Backstory of the Poem
“Ode to Disappointment”
by Marilyn Kallet




Can you go through the step-by-step process of writing this poem from the moment the idea was first conceived in your brain until final form?  Where were you when you started to actually write the poem?  And please describe the place in great detail.   I was privileged to be on a professional writing retreat in Auvillar, France, October, 2015. My goal was to write new poems. The Virginia Center for the Creative Arts owns property in Auvillar; in Southwest France, on the pilgrimage route of St. Jacques of Compostelle. (Top Left:  Marilyn Kallet in France.  Copyright granted by Marilyn Kallet.   Top Right:  Marilyn Kallet in the Auvillar, France Studio.  Copyright granted by Marilyn Kallet.)

They built a modern studio for writers and painters. Two doors down, in a rehabbed 17th century house, they lodge writers and artists. My first visit there as VCCA Fellow was decisive. My studio overlooked the shape-shifting Garonne River, (Left:  Photo attributed and copyright granted by Marilyn Kallet) and I fell in love. That was 2017.  

I proposed a workshop to VCCA: "O Taste & See: Writing the Senses in Deep France." This year marks my tenth year of leading the workshop. Warning: the place, people, food and wine are addictive. (Right:  O Taste & See Farewell Dinner.  Photo attribution and copyright granted by Marilyn Kallet.)

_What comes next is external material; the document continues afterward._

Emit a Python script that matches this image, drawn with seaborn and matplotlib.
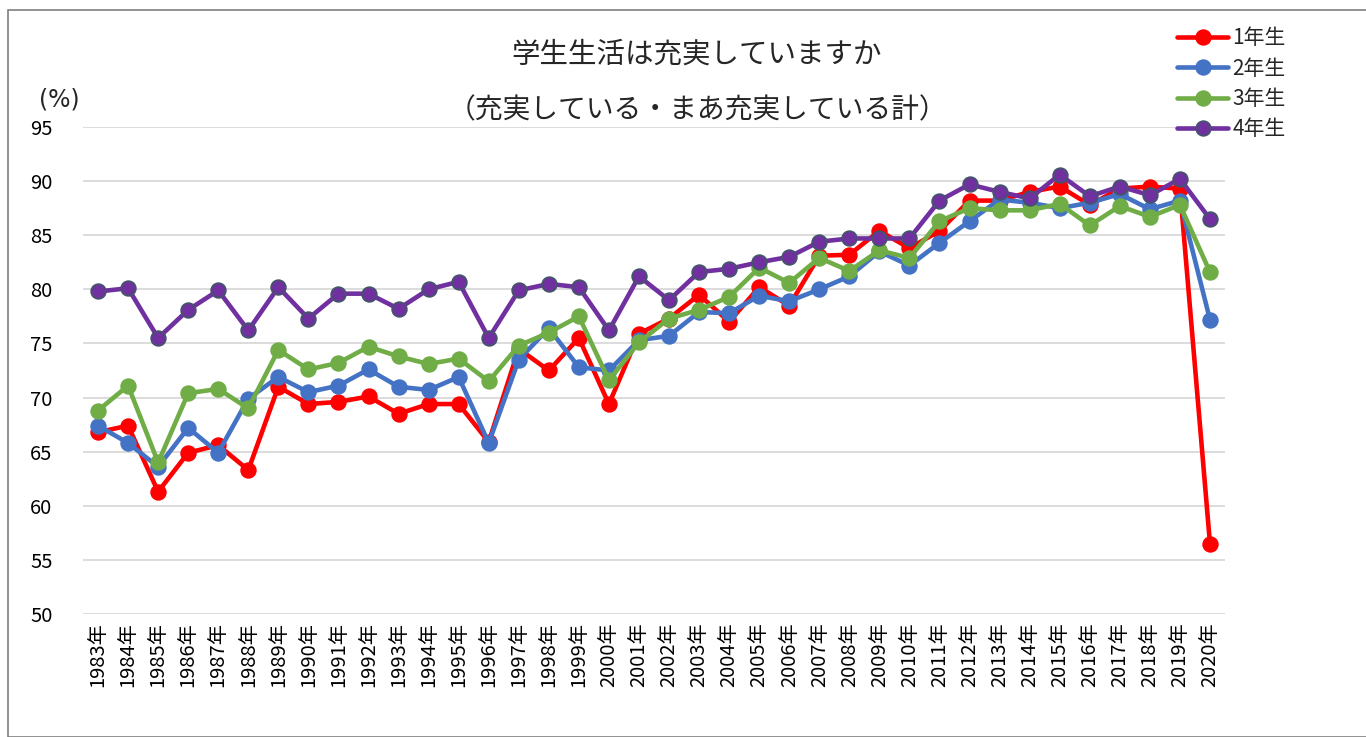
import numpy as np
import pandas as pd
import matplotlib
matplotlib.use("Agg")
import matplotlib.pyplot as plt
import seaborn as sns
from matplotlib.patches import Rectangle

years = [f"{y}年" for y in range(1983, 2021)]
series_names = ["1年生", "2年生", "3年生", "4年生"]

grade1 = [66.8, 67.4, 61.3, 64.9, 65.6, 63.3, 71.0, 69.4, 69.6, 70.1, 68.5, 69.4, 69.4, 65.9,
          74.5, 72.5, 75.5, 69.4, 75.9, 77.3, 79.5, 77.0, 80.2, 78.5, 83.1, 83.2, 85.4, 83.8,
          85.4, 88.2, 88.2, 89.0, 89.5, 87.8, 89.3, 89.5, 89.3, 56.5]
grade2 = [67.4, 65.8, 63.6, 67.2, 64.9, 69.9, 71.9, 70.5, 71.1, 72.6, 71.0, 70.7, 71.9, 65.8,
          73.5, 76.4, 72.8, 72.5, 75.3, 75.7, 77.9, 77.8, 79.4, 78.9, 80.0, 81.2, 83.5, 82.2,
          84.3, 86.3, 88.3, 88.0, 87.5, 88.0, 88.8, 87.4, 88.2, 77.2]
grade3 = [68.8, 71.1, 64.0, 70.4, 70.8, 69.0, 74.4, 72.6, 73.2, 74.7, 73.8, 73.1, 73.6, 71.5,
          74.8, 76.0, 77.5, 71.6, 75.1, 77.3, 78.1, 79.3, 82.0, 80.6, 82.9, 81.7, 83.6, 82.9,
          86.3, 87.5, 87.3, 87.3, 87.9, 85.9, 87.7, 86.7, 87.8, 81.6]
grade4 = [79.8, 80.1, 75.5, 78.1, 79.9, 76.2, 80.2, 77.3, 79.6, 79.6, 78.2, 80.0, 80.7, 75.5,
          79.9, 80.5, 80.2, 76.2, 81.2, 79.0, 81.6, 81.9, 82.5, 83.0, 84.4, 84.7, 84.7, 84.7,
          88.2, 89.7, 89.0, 88.4, 90.6, 88.6, 89.5, 88.7, 90.2, 86.5]

title1 = "学生生活は充実していますか"
title2 = "（充実している・まあ充実している計）"
unit_label = "(%)"

colors = ["#FF0000", "#4472C4", "#70AD47", "#7030A0"]
edge_colors = ["#FF0000", "#4472C4", "#70AD47", "#44546A"]

sns.set_theme(style="white")
plt.rcParams["font.family"] = ["Noto Sans CJK JP", "DejaVu Sans"]

fig = plt.figure(figsize=(13.66, 7.37), dpi=100)
ax = fig.add_axes([83 / 1366, 1 - 614 / 737, (1225 - 83) / 1366, (614 - 127) / 737])

idx = np.arange(len(years))
for name, vals, c, ec in zip(series_names, [grade1, grade2, grade3, grade4], colors, edge_colors):
    df = pd.DataFrame({"x": idx, "y": vals})
    sns.lineplot(data=df, x="x", y="y", ax=ax, color=c, linewidth=3.3, marker="o",
                 markersize=10.5, markeredgecolor=ec, markeredgewidth=1.3, label=name,
                 legend=False)

ax.set_xlim(-0.5, len(years) - 0.5)
ax.set_ylim(50, 95)
ax.set_yticks(np.arange(50, 96, 5))
ax.set_xticks(idx)
ax.set_xticklabels(years, rotation=90, fontsize=14.5)
ax.tick_params(axis="y", labelsize=14.5, length=0, pad=22, colors="#000000")
ax.tick_params(axis="x", length=0, pad=6, colors="#000000")
ax.grid(axis="y", color="#D9D9D9", linewidth=1.3)
ax.grid(axis="x", visible=False)
for s in ax.spines.values():
    s.set_visible(False)
ax.set_xlabel("")
ax.set_ylabel("")

fig.text(697 / 1366, 1 - 55 / 737, title1, ha="center", va="center", fontsize=20.5)
fig.text(697 / 1366, 1 - 110 / 737, title2, ha="center", va="center", fontsize=20)
fig.text(59 / 1366, 1 - 100 / 737, unit_label, ha="center", va="center", fontsize=17,
         family=["DejaVu Sans"])

handles, labels = ax.get_legend_handles_labels()
fig.legend(handles, labels, loc="upper left", bbox_to_anchor=(1169 / 1366, 1 - 19 / 737),
           frameon=False, fontsize=15, handlelength=2.45, labelspacing=0.4,
           handletextpad=0.2, borderaxespad=0)

fig.patches.append(Rectangle((8 / 1366, 0), 1.2, 1 - 10 / 737, transform=fig.transFigure,
                             fill=False, edgecolor="#7F7F7F", linewidth=1.2))

fig.savefig("out.png", dpi=100)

Over the years, the University of Tennessee has often helped to foot the bill for my writing residencies. The Professional Development grant program has provided travel and research grants; the English Department's Hodges Fund has been even more generous. In short, I've been spoiled! (Left:  Marilyn Kallet's University of Tennessee photo.) 

I was sitting in "my" studio in Auvillar, on October 30, 2015, ready to click on the email from the Graduate Office that hosts the PD grants. The Garonne was green and gold and snaky. The plane trees and poplars along the riverside were turning bright gold. (Right:  Auvillar, France photo attributed and copyright granted by Marilyn Kallet.)

I opened the email, and it began, "The committee has decided not to fund your professional development grant." Then there was a line about giving newer applicants a chance. I went into shock for about three minutes, then started to write my poem! The committee's line of rejection is obviously the opening line of my poem. After that, I made up the rest of the letter's wording. (Left:  Auvillar Gold attributed and copyright granted by Marilyn Kallet.)

Neruda is one of my literary companions. I have read his odes over and over. Often I travel with a volume of his work. He wrote odes––praise poems––to everything: his socks, his critics, his solitude. The art of writing praise poems to disappointments came from him. It's a good skill for a writer to have! (Right:  Pablo Neruda recording his poetry in 1966.  Public Domain.)
 
The poem was published by Plume, in their Anthology 4, 2016. And this month it will appear in my new book, How Our Bodies Learned, Black Widow Press. Sweet revenge!

The ability to transform life's blows––big and small––into song, into story, and art––that's a poet's alchemy!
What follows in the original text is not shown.